┌────────

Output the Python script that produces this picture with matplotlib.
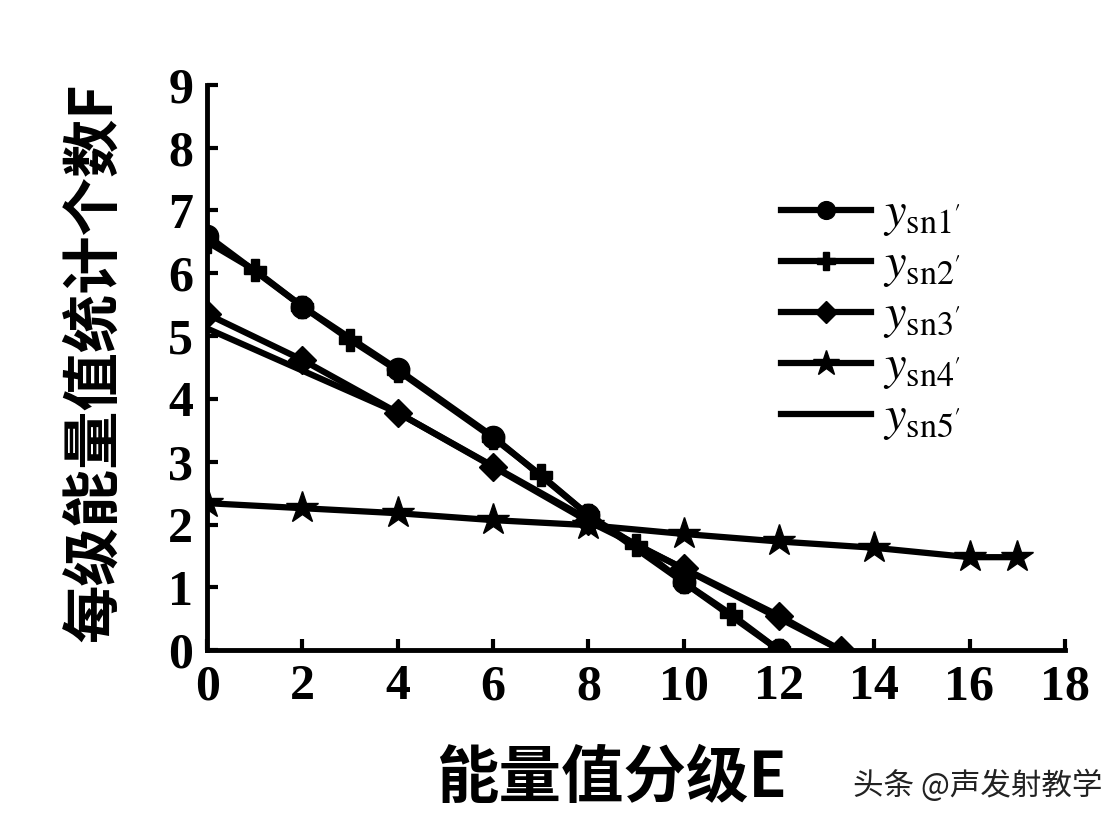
import matplotlib
matplotlib.use('Agg')
import matplotlib.pyplot as plt

plt.rcParams['mathtext.fontset'] = 'stix'

# upper line, circles
x1 = [0, 2, 4, 6, 8, 10, 12]
y1 = [6.6, 5.47, 4.47, 3.4, 2.15, 1.08, 0.0]
# upper line, plus
x2 = [0, 1, 2, 3, 4, 6, 7, 8, 9, 10, 11, 12]
y2 = [6.5, 6.05, 5.47, 4.94, 4.45, 3.38, 2.79, 2.15, 1.67, 1.08, 0.57, 0.0]
# middle line, diamonds
x3 = [0, 2, 4, 6, 8, 10, 12, 13.3]
y3 = [5.35, 4.62, 3.78, 2.92, 2.05, 1.3, 0.55, 0.0]
# bottom line, stars
x4 = [0, 2, 4, 6, 8, 10, 12, 14, 16, 17]
y4 = [2.34, 2.26, 2.18, 2.07, 1.99, 1.85, 1.73, 1.63, 1.48, 1.48]
# plain line
x5 = [0, 4, 8, 13.3]
y5 = [5.12, 3.78, 2.08, 0.0]

labels = ["$y_{\\rm sn1'}$", "$y_{\\rm sn2'}$", "$y_{\\rm sn3'}$",
          "$y_{\\rm sn4'}$", "$y_{\\rm sn5'}$"]

fig = plt.figure(figsize=(11.08, 8.24), dpi=100)
ax = fig.add_axes([0.187, 0.211, 0.774, 0.686])

lw = 4.5
ax.plot(x5, y5, color='black', lw=lw, label=labels[4], zorder=2)
ax.plot(x1, y1, color='black', lw=lw, marker='o', ms=16, label=labels[0])
ax.plot(x2, y2, color='black', lw=lw, marker='P', ms=16, label=labels[1])
ax.plot(x3, y3, color='black', lw=lw, marker='D', ms=14, label=labels[2])
ax.plot(x4, y4, color='black', lw=lw, marker='*', ms=24, label=labels[3])

ax.set_xlim(0, 18)
ax.set_ylim(0, 9)
ax.set_xticks(range(0, 19, 2))
ax.set_yticks(range(0, 10))
for s in ['top', 'right']:
    ax.spines[s].set_visible(False)
for s in ['left', 'bottom']:
    ax.spines[s].set_linewidth(3.5)
ax.tick_params(direction='in', length=8, width=3, pad=10)
for lab in ax.get_xticklabels() + ax.get_yticklabels():
    lab.set_fontfamily('Liberation Serif')
    lab.set_fontweight('bold')
    lab.set_fontsize(36)

ax.set_xlabel('能量值分级E', fontfamily=['Noto Sans CJK SC'], fontweight='bold',
              fontsize=45)
ax.xaxis.set_label_coords(0.472, -0.172)
ax.set_ylabel('每级能量值统计个数F', fontfamily=['Noto Sans CJK SC'], fontweight='bold',
              fontsize=42)
ax.yaxis.set_label_coords(-0.097, 0.51)

h, l = ax.get_legend_handles_labels()
order = [1, 2, 3, 4, 0]
leg = fig.legend([h[i] for i in order], [l[i] for i in order],
                 loc='upper left', bbox_to_anchor=(737 / 1108, 1 - 145 / 824),
                 frameon=False, fontsize=35, handlelength=1.85, handletextpad=0.25,
                 labelspacing=0.02, markerscale=0.8)

fig.text(0.77, 0.035, '头条 @声发射教学', fontfamily=['Noto Sans CJK SC'],
         fontsize=22, color='#222222')

fig.savefig('out.png', dpi=100)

└────────

» **WRITTEN EXERCISE**
Give again, word for word, every line from the top of the data above to the line holding "plt.rcParams['mathtext.fontset'] = 'stix'", inclusive, with the pictures left out.

» **CORRECT ANSWER**
Output the Python script that produces this picture with matplotlib.
import matplotlib
matplotlib.use('Agg')
import matplotlib.pyplot as plt

plt.rcParams['mathtext.fontset'] = 'stix'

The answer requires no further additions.